THE TASK: All of the material should be reproduced exactly, with pictures left out.
=======
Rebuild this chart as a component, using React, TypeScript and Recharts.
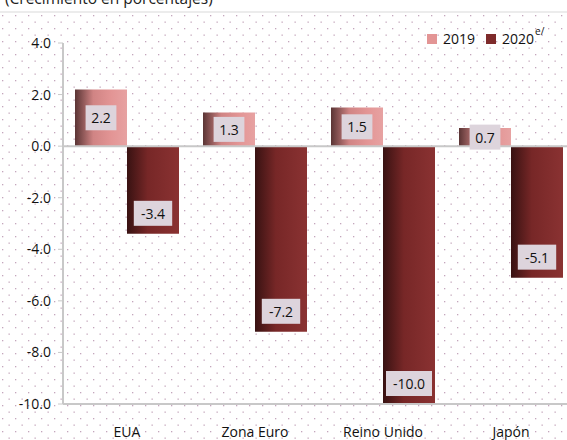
import React from 'react';
import { BarChart, Bar, XAxis, YAxis, ReferenceLine, LabelList } from 'recharts';

const regions = ['EUA', 'Zona Euro', 'Reino Unido', 'Japón'];
const growth2019 = [2.2, 1.3, 1.5, 0.7];
const growth2020 = [-3.4, -7.2, -10.0, -5.1];
const yTicks = [-10, -8, -6, -4, -2, 0, 2, 4];

const data = regions.map((name, i) => ({ name, y2019: growth2019[i], y2020: growth2020[i] }));

const FONT = '"Open Sans", "Noto Sans", sans-serif';

function ValueBox(props: any) {
  const { x, y, width, height, value } = props;
  const top = Math.min(y, y + height);
  const bottom = Math.max(y, y + height);
  const label = Number(value).toFixed(1);
  const w = label.length * 7.6 + 8;
  const h = 25;
  const cx = x + width / 2;
  const by = value >= 0 ? (top + bottom) / 2 - h / 2 : bottom - 8 - h;
  return (
    <g>
      <rect x={cx - w / 2} y={by} width={w} height={h} fill="#ddd4dc" />
      <text x={cx} y={by + h / 2} textAnchor="middle" dominantBaseline="central" fontSize={14} fill="#111" fontFamily={FONT}>
        {label}
      </text>
    </g>
  );
}

function CategoryTick(props: any) {
  const { x, y, payload } = props;
  return (
    <text x={x} y={y + 33} textAnchor="middle" fontSize={14} fill="#111" fontFamily={FONT}>
      {payload.value}
    </text>
  );
}

export default function App() {
  return (
    <div style={{ position: 'absolute', left: 0, top: 0, width: 567, height: 440, overflow: 'hidden', background: '#fff', fontFamily: FONT }}>
      <svg width={567} height={440} style={{ position: 'absolute', left: 0, top: 0 }}>
        <defs>
          <pattern id="dots" width={13} height={13} patternUnits="userSpaceOnUse">
            <rect x={2} y={2} width={1.3} height={1.3} fill="#c4a6bc" />
            <rect x={8.5} y={8.5} width={1.3} height={1.3} fill="#c4a6bc" />
          </pattern>
        </defs>
        <rect x={0} y={12} width={567} height={428} fill="url(#dots)" />
        <line x1={0} y1={12} x2={567} y2={12} stroke="#d9d9d9" />
      </svg>
      <div style={{ position: 'absolute', left: 5, top: -13, fontSize: 15.5, color: '#222', whiteSpace: 'nowrap' }}>(Crecimiento en porcentajes)</div>
      <div style={{ position: 'absolute', left: 427, top: 29, fontSize: 14, color: '#111', display: 'flex', alignItems: 'center' }}>
        <span style={{ width: 10, height: 10, background: '#e39595', display: 'inline-block', marginRight: 6 }} />
        <span style={{ marginRight: 11 }}>2019</span>
        <span style={{ width: 10, height: 10, background: '#7e2b2b', display: 'inline-block', marginRight: 6 }} />
        <span>2020</span>
        <span style={{ fontSize: 10, position: 'relative', top: -8, marginLeft: 1 }}>e/</span>
      </div>
      <BarChart
        width={575}
        height={440}
        data={data}
        margin={{ top: 43, right: 0, bottom: 0, left: 0 }}
        barGap={0}
        barCategoryGap={12}
        style={{ position: 'absolute', left: 0, top: 0 }}
      >
        <defs>
          <linearGradient id="g2019" x1="0" y1="0" x2="1" y2="0">
            <stop offset="0%" stopColor="#5a3434" />
            <stop offset="35%" stopColor="#d08484" />
            <stop offset="70%" stopColor="#e39595" />
            <stop offset="100%" stopColor="#e7a2a2" />
          </linearGradient>
          <linearGradient id="g2020" x1="0" y1="0" x2="1" y2="0">
            <stop offset="0%" stopColor="#381212" />
            <stop offset="40%" stopColor="#772727" />
            <stop offset="100%" stopColor="#8a3232" />
          </linearGradient>
        </defs>
        <XAxis dataKey="name" axisLine={false} tickLine={false} tickSize={0} tickMargin={0} height={36} tick={<CategoryTick />} interval={0} />
        <YAxis
          domain={[-10, 4]}
          ticks={yTicks}
          width={63}
          tickFormatter={(v: number) => v.toFixed(1)}
          axisLine={{ stroke: '#c8c8c8', strokeWidth: 2 }}
          tickLine={{ stroke: '#c8c8c8' }}
          tickSize={5}
          tickMargin={7}
          tick={{ fontSize: 14, fill: '#111', fontFamily: FONT }}
        />
        <ReferenceLine y={0} stroke="#c8c8c8" strokeWidth={2} />
        <ReferenceLine y={-10} stroke="#c8c8c8" strokeWidth={2} />
        <Bar dataKey="y2019" fill="url(#g2019)" isAnimationActive={false}>
          <LabelList dataKey="y2019" content={<ValueBox />} />
        </Bar>
        <Bar dataKey="y2020" fill="url(#g2020)" isAnimationActive={false}>
          <LabelList dataKey="y2020" content={<ValueBox />} />
        </Bar>
      </BarChart>
    </div>
  );
}
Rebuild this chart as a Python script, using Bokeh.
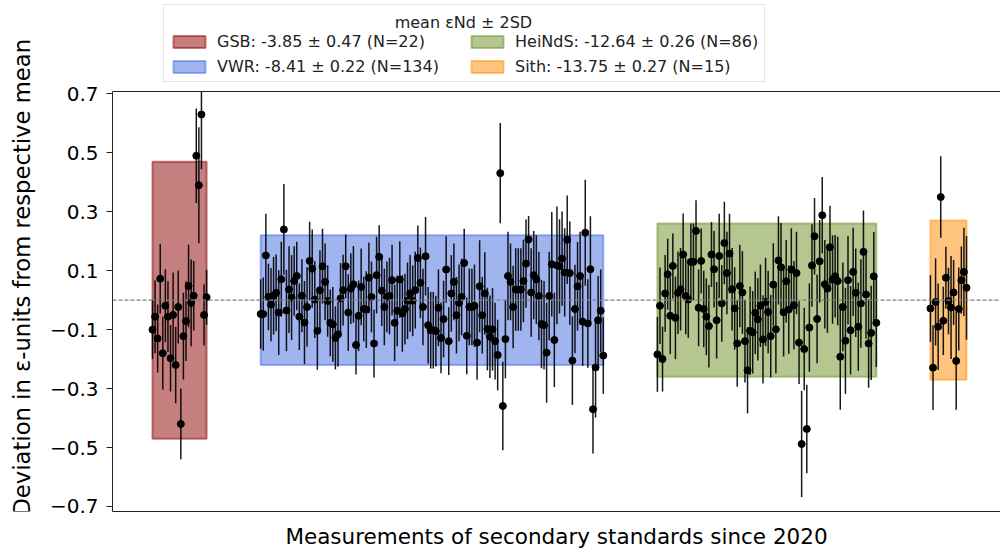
=======
THE COMPLETED TASK:
Rebuild this chart as a component, using React, TypeScript and Recharts.
import React from 'react';
import { BarChart, Bar, XAxis, YAxis, ReferenceLine, LabelList } from 'recharts';

const regions = ['EUA', 'Zona Euro', 'Reino Unido', 'Japón'];
const growth2019 = [2.2, 1.3, 1.5, 0.7];
const growth2020 = [-3.4, -7.2, -10.0, -5.1];
const yTicks = [-10, -8, -6, -4, -2, 0, 2, 4];

const data = regions.map((name, i) => ({ name, y2019: growth2019[i], y2020: growth2020[i] }));

const FONT = '"Open Sans", "Noto Sans", sans-serif';

function ValueBox(props: any) {
  const { x, y, width, height, value } = props;
  const top = Math.min(y, y + height);
  const bottom = Math.max(y, y + height);
  const label = Number(value).toFixed(1);
  const w = label.length * 7.6 + 8;
  const h = 25;
  const cx = x + width / 2;
  const by = value >= 0 ? (top + bottom) / 2 - h / 2 : bottom - 8 - h;
  return (
    <g>
      <rect x={cx - w / 2} y={by} width={w} height={h} fill="#ddd4dc" />
      <text x={cx} y={by + h / 2} textAnchor="middle" dominantBaseline="central" fontSize={14} fill="#111" fontFamily={FONT}>
        {label}
      </text>
    </g>
  );
}

function CategoryTick(props: any) {
  const { x, y, payload } = props;
  return (
    <text x={x} y={y + 33} textAnchor="middle" fontSize={14} fill="#111" fontFamily={FONT}>
      {payload.value}
    </text>
  );
}

export default function App() {
  return (
    <div style={{ position: 'absolute', left: 0, top: 0, width: 567, height: 440, overflow: 'hidden', background: '#fff', fontFamily: FONT }}>
      <svg width={567} height={440} style={{ position: 'absolute', left: 0, top: 0 }}>
        <defs>
          <pattern id="dots" width={13} height={13} patternUnits="userSpaceOnUse">
            <rect x={2} y={2} width={1.3} height={1.3} fill="#c4a6bc" />
            <rect x={8.5} y={8.5} width={1.3} height={1.3} fill="#c4a6bc" />
          </pattern>
        </defs>
        <rect x={0} y={12} width={567} height={428} fill="url(#dots)" />
        <line x1={0} y1={12} x2={567} y2={12} stroke="#d9d9d9" />
      </svg>
      <div style={{ position: 'absolute', left: 5, top: -13, fontSize: 15.5, color: '#222', whiteSpace: 'nowrap' }}>(Crecimiento en porcentajes)</div>
      <div style={{ position: 'absolute', left: 427, top: 29, fontSize: 14, color: '#111', display: 'flex', alignItems: 'center' }}>
        <span style={{ width: 10, height: 10, background: '#e39595', display: 'inline-block', marginRight: 6 }} />
        <span style={{ marginRight: 11 }}>2019</span>
        <span style={{ width: 10, height: 10, background: '#7e2b2b', display: 'inline-block', marginRight: 6 }} />
        <span>2020</span>
        <span style={{ fontSize: 10, position: 'relative', top: -8, marginLeft: 1 }}>e/</span>
      </div>
      <BarChart
        width={575}
        height={440}
        data={data}
        margin={{ top: 43, right: 0, bottom: 0, left: 0 }}
        barGap={0}
        barCategoryGap={12}
        style={{ position: 'absolute', left: 0, top: 0 }}
      >
        <defs>
          <linearGradient id="g2019" x1="0" y1="0" x2="1" y2="0">
            <stop offset="0%" stopColor="#5a3434" />
            <stop offset="35%" stopColor="#d08484" />
            <stop offset="70%" stopColor="#e39595" />
            <stop offset="100%" stopColor="#e7a2a2" />
          </linearGradient>
          <linearGradient id="g2020" x1="0" y1="0" x2="1" y2="0">
            <stop offset="0%" stopColor="#381212" />
            <stop offset="40%" stopColor="#772727" />
            <stop offset="100%" stopColor="#8a3232" />
          </linearGradient>
        </defs>
        <XAxis dataKey="name" axisLine={false} tickLine={false} tickSize={0} tickMargin={0} height={36} tick={<CategoryTick />} interval={0} />
        <YAxis
          domain={[-10, 4]}
          ticks={yTicks}
          width={63}
          tickFormatter={(v: number) => v.toFixed(1)}
          axisLine={{ stroke: '#c8c8c8', strokeWidth: 2 }}
          tickLine={{ stroke: '#c8c8c8' }}
          tickSize={5}
          tickMargin={7}
          tick={{ fontSize: 14, fill: '#111', fontFamily: FONT }}
        />
        <ReferenceLine y={0} stroke="#c8c8c8" strokeWidth={2} />
        <ReferenceLine y={-10} stroke="#c8c8c8" strokeWidth={2} />
        <Bar dataKey="y2019" fill="url(#g2019)" isAnimationActive={false}>
          <LabelList dataKey="y2019" content={<ValueBox />} />
        </Bar>
        <Bar dataKey="y2020" fill="url(#g2020)" isAnimationActive={false}>
          <LabelList dataKey="y2020" content={<ValueBox />} />
        </Bar>
      </BarChart>
    </div>
  );
}
Rebuild this chart as a Python script, using Bokeh.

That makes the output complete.